Leave the pictures out, and retype all of the material exactly as written.

.....

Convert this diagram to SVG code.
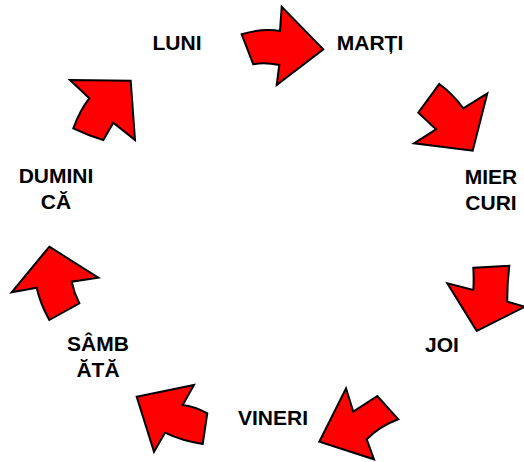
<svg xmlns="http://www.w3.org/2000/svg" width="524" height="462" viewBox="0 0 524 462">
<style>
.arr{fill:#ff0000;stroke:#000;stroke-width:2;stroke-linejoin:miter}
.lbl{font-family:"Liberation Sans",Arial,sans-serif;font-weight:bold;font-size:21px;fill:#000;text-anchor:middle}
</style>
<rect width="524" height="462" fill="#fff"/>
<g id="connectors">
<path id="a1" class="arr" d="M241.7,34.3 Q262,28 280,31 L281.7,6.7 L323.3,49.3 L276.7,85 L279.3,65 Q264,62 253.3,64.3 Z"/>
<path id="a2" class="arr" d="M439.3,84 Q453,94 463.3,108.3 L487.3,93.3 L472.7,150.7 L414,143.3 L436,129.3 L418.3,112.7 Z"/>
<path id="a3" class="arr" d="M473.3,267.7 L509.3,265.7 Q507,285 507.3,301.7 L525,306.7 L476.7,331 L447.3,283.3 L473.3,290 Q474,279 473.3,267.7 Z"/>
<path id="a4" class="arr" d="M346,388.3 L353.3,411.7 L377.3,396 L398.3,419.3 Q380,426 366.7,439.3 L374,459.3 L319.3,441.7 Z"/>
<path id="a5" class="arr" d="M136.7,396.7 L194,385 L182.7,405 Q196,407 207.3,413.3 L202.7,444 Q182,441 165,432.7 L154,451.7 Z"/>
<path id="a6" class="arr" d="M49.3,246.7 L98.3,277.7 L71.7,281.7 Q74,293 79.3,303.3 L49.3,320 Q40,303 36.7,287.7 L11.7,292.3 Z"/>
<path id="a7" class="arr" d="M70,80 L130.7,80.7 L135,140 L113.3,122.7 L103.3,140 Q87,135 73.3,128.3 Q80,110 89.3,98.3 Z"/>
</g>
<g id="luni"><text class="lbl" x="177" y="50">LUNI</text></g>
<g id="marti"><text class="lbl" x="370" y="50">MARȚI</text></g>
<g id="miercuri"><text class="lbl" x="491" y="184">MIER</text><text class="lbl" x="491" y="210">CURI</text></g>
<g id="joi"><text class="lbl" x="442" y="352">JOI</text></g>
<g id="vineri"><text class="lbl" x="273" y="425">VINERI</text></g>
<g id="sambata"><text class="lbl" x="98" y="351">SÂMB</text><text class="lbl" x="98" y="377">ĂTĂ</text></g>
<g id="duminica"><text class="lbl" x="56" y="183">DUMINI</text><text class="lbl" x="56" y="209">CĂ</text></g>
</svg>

.....

● WRITTEN REPLY:
Convert this diagram to SVG code.
<svg xmlns="http://www.w3.org/2000/svg" width="524" height="462" viewBox="0 0 524 462">
<style>
.arr{fill:#ff0000;stroke:#000;stroke-width:2;stroke-linejoin:miter}
.lbl{font-family:"Liberation Sans",Arial,sans-serif;font-weight:bold;font-size:21px;fill:#000;text-anchor:middle}
</style>
<rect width="524" height="462" fill="#fff"/>
<g id="connectors">
<path id="a1" class="arr" d="M241.7,34.3 Q262,28 280,31 L281.7,6.7 L323.3,49.3 L276.7,85 L279.3,65 Q264,62 253.3,64.3 Z"/>
<path id="a2" class="arr" d="M439.3,84 Q453,94 463.3,108.3 L487.3,93.3 L472.7,150.7 L414,143.3 L436,129.3 L418.3,112.7 Z"/>
<path id="a3" class="arr" d="M473.3,267.7 L509.3,265.7 Q507,285 507.3,301.7 L525,306.7 L476.7,331 L447.3,283.3 L473.3,290 Q474,279 473.3,267.7 Z"/>
<path id="a4" class="arr" d="M346,388.3 L353.3,411.7 L377.3,396 L398.3,419.3 Q380,426 366.7,439.3 L374,459.3 L319.3,441.7 Z"/>
<path id="a5" class="arr" d="M136.7,396.7 L194,385 L182.7,405 Q196,407 207.3,413.3 L202.7,444 Q182,441 165,432.7 L154,451.7 Z"/>
<path id="a6" class="arr" d="M49.3,246.7 L98.3,277.7 L71.7,281.7 Q74,293 79.3,303.3 L49.3,320 Q40,303 36.7,287.7 L11.7,292.3 Z"/>
<path id="a7" class="arr" d="M70,80 L130.7,80.7 L135,140 L113.3,122.7 L103.3,140 Q87,135 73.3,128.3 Q80,110 89.3,98.3 Z"/>
</g>
<g id="luni"><text class="lbl" x="177" y="50">LUNI</text></g>
<g id="marti"><text class="lbl" x="370" y="50">MARȚI</text></g>
<g id="miercuri"><text class="lbl" x="491" y="184">MIER</text><text class="lbl" x="491" y="210">CURI</text></g>
<g id="joi"><text class="lbl" x="442" y="352">JOI</text></g>
<g id="vineri"><text class="lbl" x="273" y="425">VINERI</text></g>
<g id="sambata"><text class="lbl" x="98" y="351">SÂMB</text><text class="lbl" x="98" y="377">ĂTĂ</text></g>
<g id="duminica"><text class="lbl" x="56" y="183">DUMINI</text><text class="lbl" x="56" y="209">CĂ</text></g>
</svg>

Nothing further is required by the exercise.